Bangladesh | Fire guts historic part of Dhaka, killing at least 81

Firefighters gather around buildings that caught fire late Wednesday night in Dhaka, Bangladesh

devastating fire raced through densely packed buildings in a centuries-old shopping district in Bangladesh’s capital, killing at least 81 people, officials and witnesses said yesterday.

The fire in Dhaka’s Chawkbazar area was mostly under control after more than 10 hours of frantic firefighting efforts. Some of the about 50 people injured were critically burned.

The district dating to the Mughal era 400 years ago is crammed with buildings separated by narrow alleys, with residences commonly above shops, restaurants or warehouses on the ground floors. Denizens of the Muslim-majority nation throng to Chawkbazar each year for traditional goods to celebrate iftar, when the daily fast is broken during Ramadan.

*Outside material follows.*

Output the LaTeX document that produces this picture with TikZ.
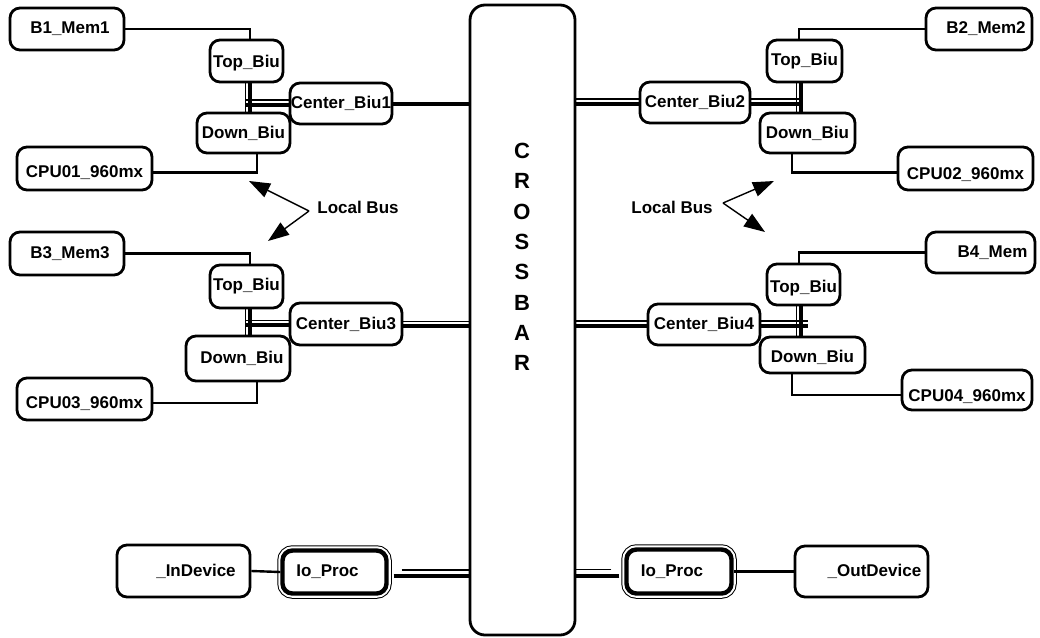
\documentclass[tikz,border=0pt]{standalone}
\usepackage{fontspec}
\setmainfont{Liberation Sans}
\usetikzlibrary{arrows.meta}
\newcommand{\rsh}[1]{\hspace*{#1}}
\newcommand{\lowered}[2]{\raisebox{-#1}[\height][\depth]{#2}}
\tikzset{
  box/.style={draw, rounded corners=10pt, line width=2.8pt, fill=white, inner sep=0pt,
    font=\fontsize{17}{20}\selectfont\bfseries},
  iobox/.style={box, line width=4.4pt,
    preaction={draw, line width=10.5pt},
    preaction={draw, white, line width=8.5pt}},
  conn/.style={line width=2.4pt},
  heavy/.style={line width=4pt},
  fine/.style={line width=1.1pt},
  pointer/.style={line width=1.4pt, -{Triangle[length=21pt,width=15pt]}},
  tag/.style={font=\fontsize{17}{20}\selectfont\bfseries}
}
\begin{document}
\begin{tikzpicture}[x=1pt,y=-1pt]
\useasboundingbox (0,0) rectangle (1040,637);

% crossbar
\node[box, rounded corners=15pt, minimum width=105pt, minimum height=630pt] (xbar) at (522.5,320) {};
\node[font=\fontsize{22}{30.3}\selectfont\bfseries, align=center] (xbartext) at (522,257)
  {C\\R\\O\\S\\S\\B\\A\\R};

% left upper group
\node[box, minimum width=114pt, minimum height=42pt] (b1) at (67,29) {\rsh{6pt}B1\_Mem1};
\node[box, minimum width=73pt, minimum height=42pt] (top1) at (246.5,61) {\lowered{2pt}{Top\_Biu}};
\node[box, minimum width=102pt, minimum height=41pt] (c1) at (341,103.5) {Center\_Biu1};
\node[box, minimum width=93pt, minimum height=40pt] (dn1) at (243.5,133) {Down\_Biu};
\node[box, minimum width=135pt, minimum height=43pt] (cpu1) at (84.5,168.5) {\lowered{4pt}{CPU01\_960mx}};

% left lower group
\node[box, minimum width=114pt, minimum height=43pt] (b3) at (67,253.5) {\rsh{6pt}B3\_Mem3};
\node[box, minimum width=73pt, minimum height=43pt] (top3) at (246.5,286.5) {Top\_Biu};
\node[box, minimum width=112pt, minimum height=42pt] (c3) at (346,324) {Center\_Biu3};
\node[box, minimum width=104pt, minimum height=45pt] (dn3) at (238,358.5) {\rsh{8pt}Down\_Biu};
\node[box, minimum width=135pt, minimum height=42pt] (cpu3) at (84.5,399) {\lowered{5pt}{CPU03\_960mx}};

% right upper group
\node[box, minimum width=106pt, minimum height=42pt] (b2) at (979,29) {\rsh{14pt}B2\_Mem2};
\node[box, minimum width=75pt, minimum height=42pt] (top2) at (804.5,61) {Top\_Biu};
\node[box, minimum width=110pt, minimum height=41pt] (c2) at (695,102.5) {Center\_Biu2};
\node[box, minimum width=95pt, minimum height=40pt] (dn2) at (807.5,133) {Down\_Biu};
\node[box, minimum width=135pt, minimum height=43pt] (cpu2) at (965.5,168.5) {\lowered{6pt}{CPU02\_960mx}};

% right lower group
\node[box, minimum width=109pt, minimum height=41pt] (b4) at (980.5,252.5) {\rsh{24pt}B4\_Mem};
\node[box, minimum width=73pt, minimum height=41pt] (top4) at (803.5,284.5) {\lowered{4pt}{Top\_Biu}};
\node[box, minimum width=112pt, minimum height=41pt] (c4) at (704,324.5) {Center\_Biu4};
\node[box, minimum width=105pt, minimum height=36pt] (dn4) at (812.5,355) {\lowered{2pt}{Down\_Biu}};
\node[box, minimum width=130pt, minimum height=40pt] (cpu4) at (967,390) {\lowered{7pt}{CPU04\_960mx}};

% input / output
\node[box, minimum width=133pt, minimum height=52pt] (indev) at (183.5,571) {\rsh{25pt}\_InDevice};
\node[iobox, minimum width=104pt, minimum height=43pt] (io1) at (334.5,572) {Io\_Proc\rsh{14pt}};
\node[iobox, minimum width=105pt, minimum height=44pt] (io2) at (679,571.5) {Io\_Proc\rsh{14pt}};
\node[box, minimum width=133pt, minimum height=51pt] (outdev) at (861.5,571.5) {\rsh{26pt}\_OutDevice};

% ---- left upper wiring
\draw[conn] (b1.east) -| ([xshift=3.5pt]top1.north);
\coordinate (v1a) at ([xshift=3.5pt]top1.south);
\coordinate (v1b) at (v1a |- dn1.north);
\draw[heavy] (v1a) -- (v1b);
\draw[fine] ([xshift=-4.5pt]v1a) -- ([xshift=-4.5pt]v1b);
\coordinate (h1a) at ([yshift=-1pt]c1.west);
\coordinate (h1b) at ([xshift=-4pt]h1a -| v1a);
\draw[heavy] (h1a) -- (h1b);
\draw[fine] ([yshift=4.5pt]h1a) -- ([yshift=4.5pt]h1b);
\draw[heavy] (c1.east) -- (c1.east -| xbar.west);
\draw[conn] ([xshift=13.5pt]dn1.south) |- ([yshift=-4pt]cpu1.east);

% ---- left lower wiring
\draw[conn] (b3.east) -| ([xshift=3.5pt]top3.north);
\coordinate (v3a) at ([xshift=3.5pt]top3.south);
\coordinate (v3b) at (v3a |- dn3.north);
\draw[heavy] (v3a) -- (v3b);
\draw[fine] ([xshift=-4.5pt]v3a) -- ([xshift=-4.5pt]v3b);
\coordinate (h3a) at ([yshift=-1pt]c3.west);
\coordinate (h3b) at ([xshift=-4pt]h3a -| v3a);
\draw[heavy] (h3a) -- (h3b);
\draw[fine] ([yshift=4.5pt]h3a) -- ([yshift=4.5pt]h3b);
\coordinate (x3a) at ([yshift=-2pt]c3.east);
\coordinate (x3b) at (x3a -| xbar.west);
\draw[heavy] (x3a) -- (x3b);
\draw[fine] ([yshift=4.5pt]x3a) -- ([yshift=4.5pt]x3b);
\draw[conn] ([xshift=19pt]dn3.south) |- ([yshift=-4pt]cpu3.east);

% ---- right upper wiring
\draw[conn] (b2.west) -| ([xshift=-5.5pt]top2.north);
\coordinate (v2a) at ([xshift=-3.5pt]top2.south);
\coordinate (v2b) at (v2a |- dn2.north);
\draw[heavy] (v2a) -- (v2b);
\draw[fine] ([xshift=-4.5pt]v2a) -- ([xshift=-4.5pt]v2b);
\coordinate (h2a) at ([yshift=-1pt]c2.east);
\coordinate (h2b) at (h2a -| v2a);
\draw[heavy] (h2a) -- (h2b);
\draw[fine] ([yshift=4.5pt]h2a) -- ([yshift=4.5pt]h2b);
\coordinate (x2a) at ([yshift=-1pt]c2.west);
\coordinate (x2b) at (x2a -| xbar.east);
\draw[heavy] (x2a) -- (x2b);
\draw[fine] ([yshift=4.5pt]x2a) -- ([yshift=4.5pt]x2b);
\draw[conn] ([xshift=-15.5pt]dn2.south) |- ([yshift=-4pt]cpu2.west);

% ---- right lower wiring
\draw[conn] (b4.west) -| ([xshift=-4.5pt]top4.north);
\coordinate (v4a) at ([xshift=-2.5pt]top4.south);
\coordinate (v4b) at (v4a |- dn4.north);
\draw[heavy] (v4a) -- (v4b);
\draw[fine] ([xshift=-4.5pt]v4a) -- ([xshift=-4.5pt]v4b);
\coordinate (h4a) at ([yshift=-1pt]c4.east);
\coordinate (h4b) at ([xshift=7pt]h4a -| v4a);
\draw[heavy] (h4a) -- (h4b);
\draw[fine] ([yshift=4.5pt]h4a) -- ([yshift=4.5pt]h4b);
\coordinate (x4a) at ([yshift=-1pt]c4.west);
\coordinate (x4b) at (x4a -| xbar.east);
\draw[heavy] (x4a) -- (x4b);
\draw[fine] ([yshift=4.5pt]x4a) -- ([yshift=4.5pt]x4b);
\draw[conn] ([xshift=-20.5pt]dn4.south) |- ([yshift=-5pt]cpu4.west);

% ---- input / output wiring
\draw[conn] (indev.east) -- (io1.west);
\coordinate (x5a) at ([xshift=5pt,yshift=-4pt]io1.east);
\coordinate (x5b) at (x5a -| xbar.west);
\draw[heavy] (x5a) -- (x5b);
\draw[fine] ([xshift=8pt,yshift=6pt]x5a) -- ([yshift=6pt]x5b);
\coordinate (x6a) at ([xshift=-5pt,yshift=-4pt]io2.west);
\coordinate (x6b) at (x6a -| xbar.east);
\draw[heavy] (x6a) -- (x6b);
\draw[fine] ([xshift=-8pt,yshift=6pt]x6a) -- ([yshift=6pt]x6b);
\draw[conn] (io2.east) -- (outdev.west);

% ---- local bus callouts
\node[tag] (lbl) at (358,207) {Local Bus};
\coordinate (lsrc) at (309,211);
\coordinate (ltip1) at (249,181);
\coordinate (ltip2) at (268,241);
\draw[pointer] (lsrc) -- (ltip1);
\draw[pointer] (lsrc) -- (ltip2);

\node[tag] (lbr) at (672,207) {Local Bus};
\coordinate (rsrc) at (723,203);
\coordinate (rtip1) at (774,181);
\coordinate (rtip2) at (765,232);
\draw[pointer] (rsrc) -- (rtip1);
\draw[pointer] (rsrc) -- (rtip2);
\end{tikzpicture}
\end{document}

“I was talking to a customer, suddenly he shouted at me: ‘Fire! Fire!’” said Javed Hossain, a survivor who came to assess the damage to his grocery store. “I said ‘Oh, Allah,’ in a fraction of a second the fire caught my shop.”

Outside the gutted store, the road was strewn with charred vehicles, pieces of still-burning metal and plastics and hundreds of cans of body deodorant.

The blaze started late Wednesday night in one building but quickly spread to others, fire department director general Brig. Gen. Ali Ahmed said.

Many of the victims were trapped inside the buildings, said Mahfuz Riben, a control room official of the Fire Service and Civil Defense in Dhaka.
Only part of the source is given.